According to documents reviewed by GAO, the MDA plans to develop and procure an upgraded version of the SM-3 Block IIA specifically for the homeland missile defense layer.

There are other hurdles in constructing an effective layered homeland missile defense architecture as well, the GAO notes.

Integration could be a challenge because currently GMD’s fire control and engagement planning “doesn’t take into account any other interceptor systems” and would have to be “optimized” to work with those.

“Moreover, managing an engagement between multiple interceptor systems would require more cohesive integration with overall battle planning by the command and control element of the Missile Defense System than currently exists today,” the report states.

Additionally, coordinating with other interceptors would be difficult because GBIs have hardware constraints that limit its ability to communicate with ground systems while in flight, according to the GAO.

Updating the software to get after this would be “complex” and require a “robust” development and testing program while MDA is laser focused on developing NGI, the GAO says.

“Although MDA’s initial approach is based on GMD acting independent of other interceptor systems, the agency has not yet demonstrated whether and how the GMD system would perform in such a scenario and the implications on warfighter concepts of operation,” the GAO adds.

The THAAD program office has already taken steps preparing for the THAAD Layered Homeland Defense (LHLD) to include developing plans and contracts, the GAO said, after some analysis showed THAAD would be capable for homeland defense with some improvements.

A request for information was released in June 2020 and the program received $350 million in funding for fiscal years 2021 through 2023 to work on the effort.

But GAO notes that there are “a number of significant upgrades and steps to address obsolescence that would be needed to enhance THAAD’s performance and make it capable of performing such missions.

The program is using foreign military sales with Saudi Arabia to offset some of the cost to change the systems for the mission, according to the GAO.

Both THAAD and SM-3 Block IIA are also behind in planned interceptor deliveries to the government.
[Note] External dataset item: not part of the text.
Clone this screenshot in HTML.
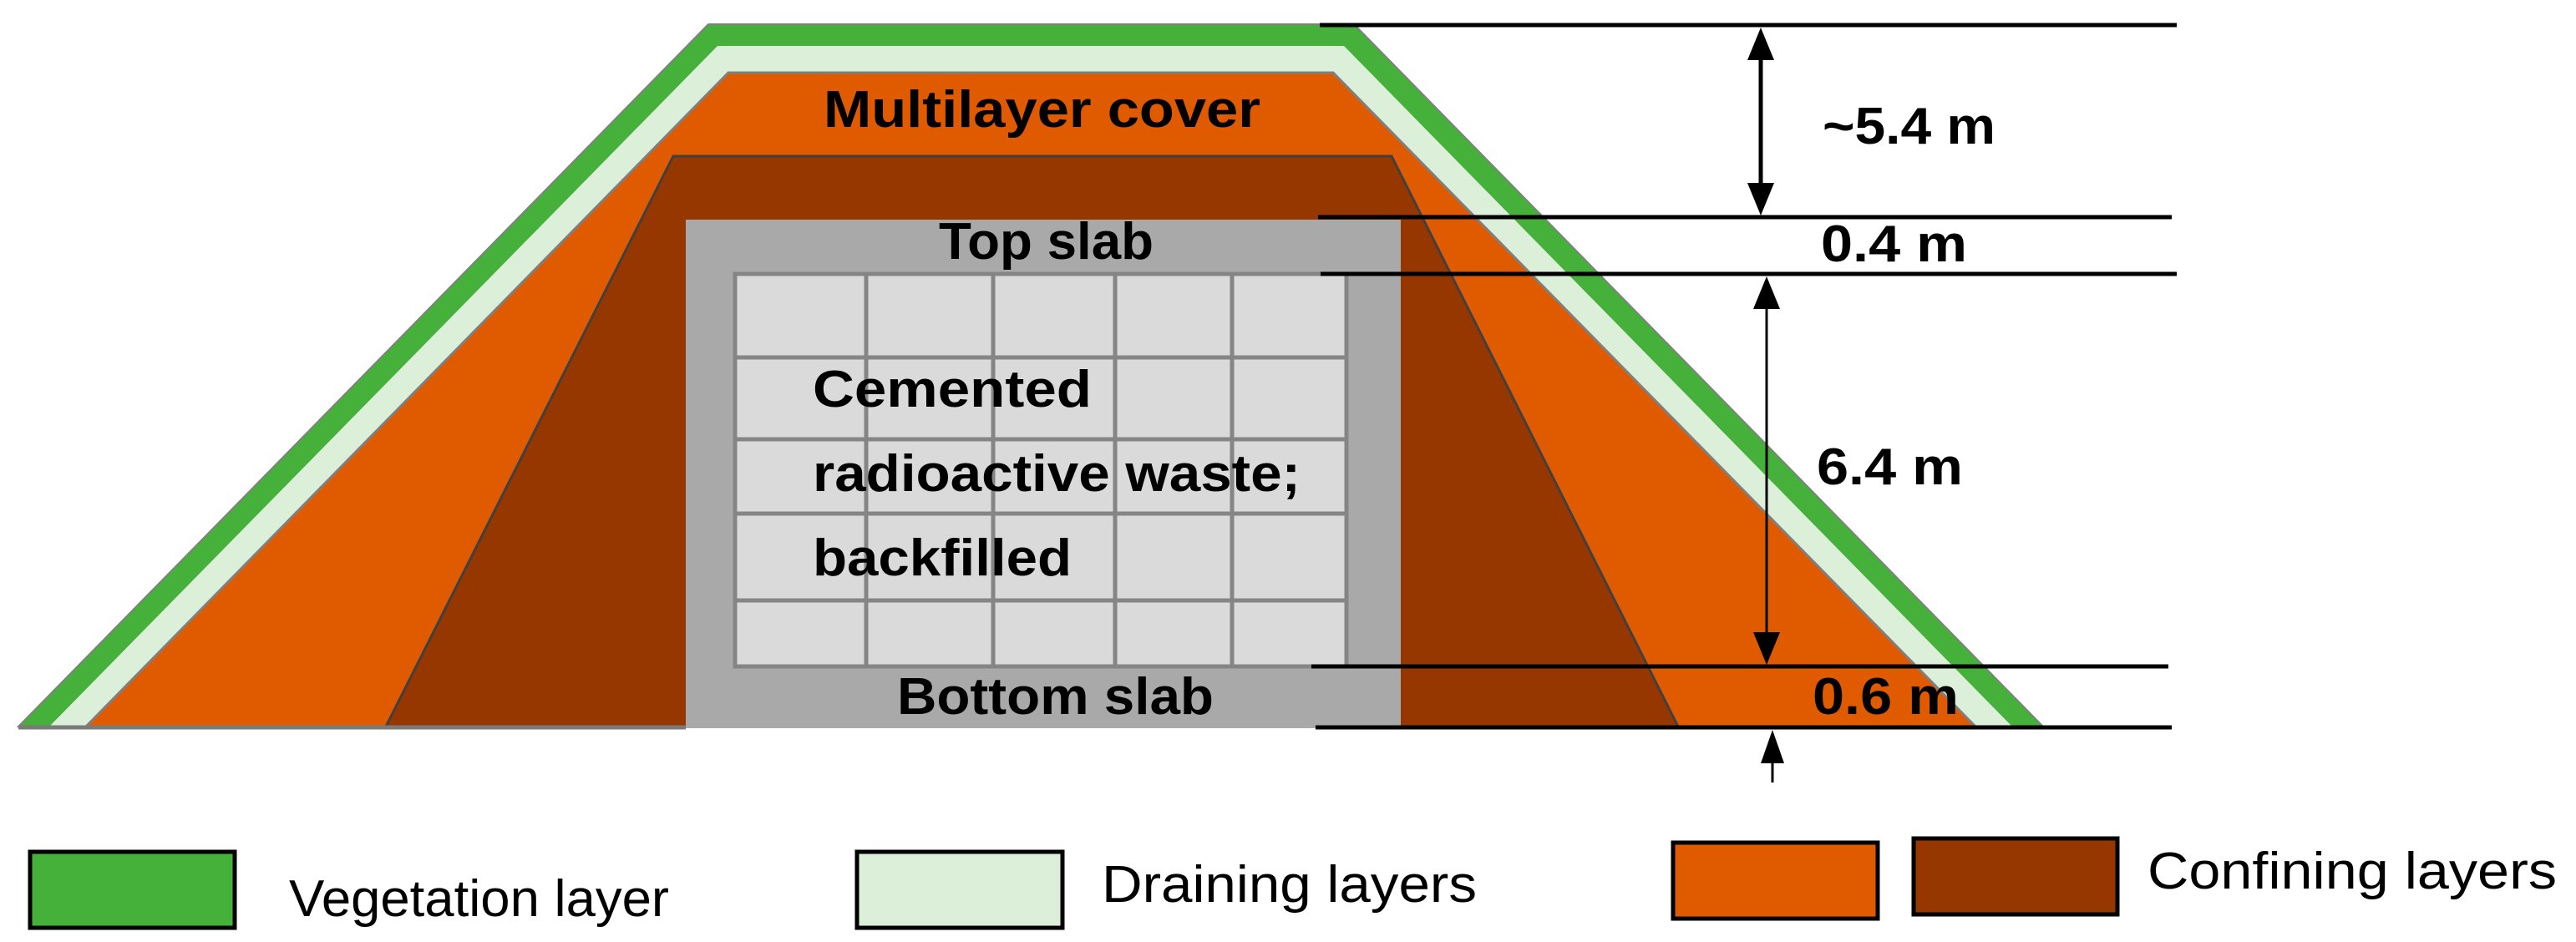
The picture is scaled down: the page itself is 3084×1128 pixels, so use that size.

Lockheed Martin delivered 42 of 85 planned interceptors in FY20 and had to stop deliveries from June through September while waiting to qualify a replacement for a part that is no longer available, the report states.

The production line kept working while the part was being qualified, “which was a risk to the program,” GAO noted, but the qualification was successful and the interceptor deliveries resumed in October 2020.

While this is not the first time the THAAD program has struggled to meet its deliveries, program officials are working to improve production and increase throughput, the GAO reports, to include building a new production facility annex giving separate space for stockpile reliability testing, recertification of interceptors and production surges, according to the report.

THAAD reached full-rate production in October 2020.

Raytheon delivered just five of 11 planned SM-3 Block IIA interceptors in 2020 because the program needed to investigate and fix an anomaly with the interceptor’s thruster detected during a flight test in 2018.